Sulindac is usually taken twice a day or as directed by your doctor. You may take each dose either right after meals, with food, or with antacids. It may help you prevent an upset stomach. The dosage is based on your medical condition and response to the treatment. To lessen the risk of side effects, use this drug at the lowest effective dose for the shortest possible length of time. You should not increase your dose or take it more often than recommended. 

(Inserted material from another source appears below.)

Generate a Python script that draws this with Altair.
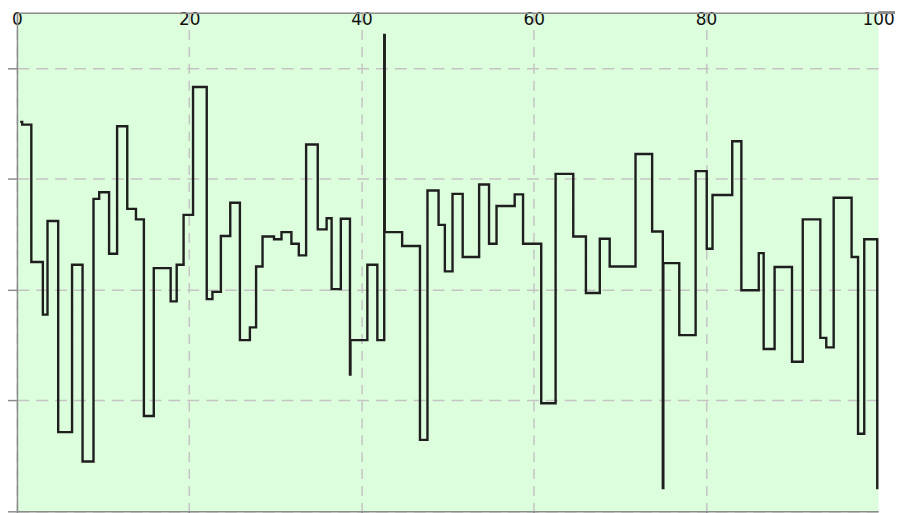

In certain conditions, it may take 1 to 2 weeks before the full benefits of this medicine take effect. Let your doctor know if your condition does not improve or if it gets worse. Swallow the drug as a whole with a full glass of water. Do not crush, break, or chew the tablets. Remember to take it at the same time and in the same way each day. If you missed a dose, take it as soon as you remember it. If it is almost time for your next dose, skip the missed dose and follow your regular schedule. 

What are the possible side effects of Sulindac?

  • Upset stomach
  • Vomiting
  • Nausea
  • Constipation
  • Diarrhea
  • Dizziness
  • Headache 
  • Dry mouth

What are the precautions in using Sulindac?

  • Sulindac should be used with caution in elderly people, those with a history of disorders affecting the stomach, people with decreased kidney functions, or liver functions. 
  • For people with heart failure, high blood pressure, heart disease, and disease of the blood vessels in and around the brain, this medication should be used carefully. 
  • This is not recommended for use in people with active peptic ulcers, severe heart failure, severely decreased kidney function, or severe liver disease. 
  • Inform your doctor if you have an allergic reaction to this medication. Tell also if you have any allergies. This drug may have an ingredient that causes an allergic reaction. 
  • If you experience any changes in your vision while having this treatment, you should tell your doctor. 
  • If you are 65 years and older, your body may process the medicine more slowly. Your doctor may start on a low dose so that there will be no excess build-up of this medicine in your body. Having too much of this medicine in your body can be dangerous.
  • If there any signs of overdose or allergic reaction, call for medical help right away.